-- Task requirements --
Make an exact copy of the data below, leaving out every picture.

-- Data lines --
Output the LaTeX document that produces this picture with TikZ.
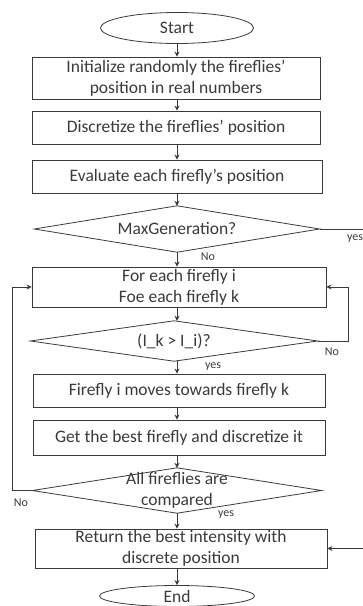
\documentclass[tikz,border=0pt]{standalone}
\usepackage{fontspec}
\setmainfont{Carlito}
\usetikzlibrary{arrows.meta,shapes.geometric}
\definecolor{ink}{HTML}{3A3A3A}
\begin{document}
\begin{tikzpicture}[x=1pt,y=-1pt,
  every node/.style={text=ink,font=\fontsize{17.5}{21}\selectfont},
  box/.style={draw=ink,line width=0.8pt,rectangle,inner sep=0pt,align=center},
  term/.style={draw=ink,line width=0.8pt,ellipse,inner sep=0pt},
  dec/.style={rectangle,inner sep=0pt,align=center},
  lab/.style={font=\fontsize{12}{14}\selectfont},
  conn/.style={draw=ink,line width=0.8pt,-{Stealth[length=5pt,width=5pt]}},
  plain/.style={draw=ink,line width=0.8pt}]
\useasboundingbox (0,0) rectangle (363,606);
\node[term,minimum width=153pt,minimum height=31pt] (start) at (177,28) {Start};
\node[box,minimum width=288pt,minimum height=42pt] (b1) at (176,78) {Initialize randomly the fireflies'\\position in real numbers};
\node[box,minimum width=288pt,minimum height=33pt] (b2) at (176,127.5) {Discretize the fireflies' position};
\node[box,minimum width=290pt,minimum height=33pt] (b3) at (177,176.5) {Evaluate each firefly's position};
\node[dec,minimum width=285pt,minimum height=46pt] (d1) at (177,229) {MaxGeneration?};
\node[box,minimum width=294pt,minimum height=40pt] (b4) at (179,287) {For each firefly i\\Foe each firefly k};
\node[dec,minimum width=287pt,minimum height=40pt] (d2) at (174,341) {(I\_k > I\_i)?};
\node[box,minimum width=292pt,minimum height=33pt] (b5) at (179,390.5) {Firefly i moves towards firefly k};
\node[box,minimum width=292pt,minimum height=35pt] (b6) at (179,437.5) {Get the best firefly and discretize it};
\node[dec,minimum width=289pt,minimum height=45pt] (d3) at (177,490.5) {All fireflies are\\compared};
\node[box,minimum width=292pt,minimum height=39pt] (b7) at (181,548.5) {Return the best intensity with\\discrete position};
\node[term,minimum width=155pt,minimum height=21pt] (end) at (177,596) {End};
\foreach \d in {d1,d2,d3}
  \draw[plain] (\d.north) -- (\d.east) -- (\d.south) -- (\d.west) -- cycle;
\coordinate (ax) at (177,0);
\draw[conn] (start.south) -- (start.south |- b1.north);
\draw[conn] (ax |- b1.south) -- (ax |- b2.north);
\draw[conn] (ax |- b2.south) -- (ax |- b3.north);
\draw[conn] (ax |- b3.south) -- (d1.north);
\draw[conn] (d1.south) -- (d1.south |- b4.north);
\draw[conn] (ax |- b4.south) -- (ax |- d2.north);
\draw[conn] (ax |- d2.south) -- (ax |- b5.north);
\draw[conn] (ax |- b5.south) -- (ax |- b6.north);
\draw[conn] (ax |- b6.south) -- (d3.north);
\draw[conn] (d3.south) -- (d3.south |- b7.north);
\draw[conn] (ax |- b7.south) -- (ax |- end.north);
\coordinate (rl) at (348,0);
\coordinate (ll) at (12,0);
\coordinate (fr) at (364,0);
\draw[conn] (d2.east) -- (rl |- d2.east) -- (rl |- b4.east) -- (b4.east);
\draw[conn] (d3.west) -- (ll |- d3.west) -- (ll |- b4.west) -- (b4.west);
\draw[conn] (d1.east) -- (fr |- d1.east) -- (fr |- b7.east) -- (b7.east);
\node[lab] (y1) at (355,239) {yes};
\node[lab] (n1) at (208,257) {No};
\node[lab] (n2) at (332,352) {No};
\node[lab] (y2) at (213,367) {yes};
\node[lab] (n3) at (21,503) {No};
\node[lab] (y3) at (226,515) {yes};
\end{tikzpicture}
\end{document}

-- Correct result --
Output the LaTeX document that produces this picture with TikZ.
\documentclass[tikz,border=0pt]{standalone}
\usepackage{fontspec}
\setmainfont{Carlito}
\usetikzlibrary{arrows.meta,shapes.geometric}
\definecolor{ink}{HTML}{3A3A3A}
\begin{document}
\begin{tikzpicture}[x=1pt,y=-1pt,
  every node/.style={text=ink,font=\fontsize{17.5}{21}\selectfont},
  box/.style={draw=ink,line width=0.8pt,rectangle,inner sep=0pt,align=center},
  term/.style={draw=ink,line width=0.8pt,ellipse,inner sep=0pt},
  dec/.style={rectangle,inner sep=0pt,align=center},
  lab/.style={font=\fontsize{12}{14}\selectfont},
  conn/.style={draw=ink,line width=0.8pt,-{Stealth[length=5pt,width=5pt]}},
  plain/.style={draw=ink,line width=0.8pt}]
\useasboundingbox (0,0) rectangle (363,606);
\node[term,minimum width=153pt,minimum height=31pt] (start) at (177,28) {Start};
\node[box,minimum width=288pt,minimum height=42pt] (b1) at (176,78) {Initialize randomly the fireflies'\\position in real numbers};
\node[box,minimum width=288pt,minimum height=33pt] (b2) at (176,127.5) {Discretize the fireflies' position};
\node[box,minimum width=290pt,minimum height=33pt] (b3) at (177,176.5) {Evaluate each firefly's position};
\node[dec,minimum width=285pt,minimum height=46pt] (d1) at (177,229) {MaxGeneration?};
\node[box,minimum width=294pt,minimum height=40pt] (b4) at (179,287) {For each firefly i\\Foe each firefly k};
\node[dec,minimum width=287pt,minimum height=40pt] (d2) at (174,341) {(I\_k > I\_i)?};
\node[box,minimum width=292pt,minimum height=33pt] (b5) at (179,390.5) {Firefly i moves towards firefly k};
\node[box,minimum width=292pt,minimum height=35pt] (b6) at (179,437.5) {Get the best firefly and discretize it};
\node[dec,minimum width=289pt,minimum height=45pt] (d3) at (177,490.5) {All fireflies are\\compared};
\node[box,minimum width=292pt,minimum height=39pt] (b7) at (181,548.5) {Return the best intensity with\\discrete position};
\node[term,minimum width=155pt,minimum height=21pt] (end) at (177,596) {End};
\foreach \d in {d1,d2,d3}
  \draw[plain] (\d.north) -- (\d.east) -- (\d.south) -- (\d.west) -- cycle;
\coordinate (ax) at (177,0);
\draw[conn] (start.south) -- (start.south |- b1.north);
\draw[conn] (ax |- b1.south) -- (ax |- b2.north);
\draw[conn] (ax |- b2.south) -- (ax |- b3.north);
\draw[conn] (ax |- b3.south) -- (d1.north);
\draw[conn] (d1.south) -- (d1.south |- b4.north);
\draw[conn] (ax |- b4.south) -- (ax |- d2.north);
\draw[conn] (ax |- d2.south) -- (ax |- b5.north);
\draw[conn] (ax |- b5.south) -- (ax |- b6.north);
\draw[conn] (ax |- b6.south) -- (d3.north);
\draw[conn] (d3.south) -- (d3.south |- b7.north);
\draw[conn] (ax |- b7.south) -- (ax |- end.north);
\coordinate (rl) at (348,0);
\coordinate (ll) at (12,0);
\coordinate (fr) at (364,0);
\draw[conn] (d2.east) -- (rl |- d2.east) -- (rl |- b4.east) -- (b4.east);
\draw[conn] (d3.west) -- (ll |- d3.west) -- (ll |- b4.west) -- (b4.west);
\draw[conn] (d1.east) -- (fr |- d1.east) -- (fr |- b7.east) -- (b7.east);
\node[lab] (y1) at (355,239) {yes};
\node[lab] (n1) at (208,257) {No};
\node[lab] (n2) at (332,352) {No};
\node[lab] (y2) at (213,367) {yes};
\node[lab] (n3) at (21,503) {No};
\node[lab] (y3) at (226,515) {yes};
\end{tikzpicture}
\end{document}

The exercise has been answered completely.